Terkadang, siaran berita yang bias kepentingan politik pemiliknya muncul di televisi milik pengusaha Chairul Tanjung (Trans TV dan Trans 7) berupa pidato pejabat tertentu dalam durasi yang cukup panjang.

6. Frekuensi Publik Untuk Kepentingan Pribadi

Para pemilik televisi yang juga seorang politikus jelas-jelas telah menyalahgunakan izin siaran.

Sebab mereka telah menggunakan frekuensi milik negara yang bersifat sangat terbatas itu untuk kepentingan pribadi dan kelompoknya.

Karena itu, AJI Jakarta mendesak pemerintah mencabut izin penyiaran televisi tersebut karena mereka telah menyalahgunakan frekuensi publik milik negara.

Mereka sudah tidak memenuhi syarat penggunaan frekuensi sebagaimana ditentukan di dalam Undang-Undang (UU) No.32 Tahun 2002 tentang Penyiaran, yang mewajibkan setiap frekuensi digunakan sebesar-besarnya bagi kepentingan umum masyarakat, antara lain melalui pemberitaan yang berimbang dan independen.

Dari serentetan kasus yang terjadi sejak tahun lalu itu, AJI Jakarta menilai bahwa media dan jurnalis di Jakarta dan sekitarnya masih menghadapi ancaman kriminalisasi dan tindakan kekerasan.

7. Polisi Jangan Buru-buru Gunakan Pasal Pidana

Selain itu, AJI Jakarta menilai kepolisian masih belum memahami dengan baik bahwa jurnalis yang melakukan kegiatan jurnalistik dilindungi oleh Undang-Undang Nomor 40 Tahun 1999 tentang Pers.
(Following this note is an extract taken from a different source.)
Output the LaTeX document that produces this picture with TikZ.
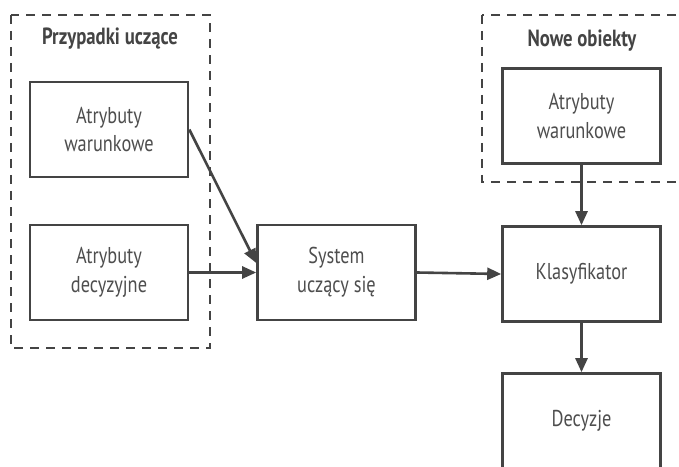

Kepolisian hendaknya tidak serta merta memproses laporan masyarakat terkait jurnalistik dengan pasal pidana.

Sebab, berdasarkan UU Pers, segala kasus yang terkait dengan sengketa produk jurnalistik harus diselesaikan lewat Dewan Pers.

Di Hari Kebebasan Pers Dunia ini, AJI Jakarta mengingatkan kembali kepada kepolisian untuk merujuk UU Pers saat menangani laporan masyarakat seputar sengketa pemberitaan.

Semangat undang undang yang diterbitkan di awal era reformasi ini adalah melindungi jurnalis dan kebebasan pers.

Rujukan lain aparat kepolisian ialah Nota Kesepahaman antara Kepala Kepolisian dan Dewan Pers, yang intinya segala sengketa pemberitaan harus dimediasi oleh Dewan Pers.

Meskipun jurnalis masih sering mengalami ancaman berupa kekerasan, kriminalisasi atau pemidanaan hingga intervensi pemilik, di Hari Kebebasan Pers Dunia, AJI Jakarta menyerukan kepada jurnalis di Jakarta dan sekitarnya untuk tetap dan selalu menegakkan kode etik jurnalistik serta kode perilaku dalam setiap kegiatan jurnalistik dan terus meningkatkan kualitas karya jurnalistik.

Dengan proses kerja dan karya jurnalistik yang taat kode etik serta kode perilaku, berbagai ancaman tersebut dapat dihindari dan dilawan.

Dalam momentum Hari Kebebasan Pers Dunia kali ini, AJI Jakarta menyatakan:

1. Stop Kasus Karikatur The Jakarta Post:

AJI JAKARTA Kembali mendesak Kepolisian Daerah Metro Jaya untuk segera menghentikan kasus karikatur Jakarta Post sebagaimana saran dan rekomendasi yang telah disampaikan oleh Dewan Pers.

Kami mendesak Polda Metro Jaya untuk segera mencabut status tersangka yang kini masih melekat pada Pemimpin Redaksi The Jakarta Post, Meidyatama Suryodiningrat.

2. MOU Kapolri dan Dewan Pers Harus Jadi Pegangan

Mendesak Mabes Polri, Polda Metro Jaya, dan kepolisian di sekitar Ibu Kota untuk merujuk pada UU No.40 Tahun 1999 tentang Pers dan MoU antara Kapolri dan Dewan Pers saat menangani laporan kasus jurnalistik dari masyarakat.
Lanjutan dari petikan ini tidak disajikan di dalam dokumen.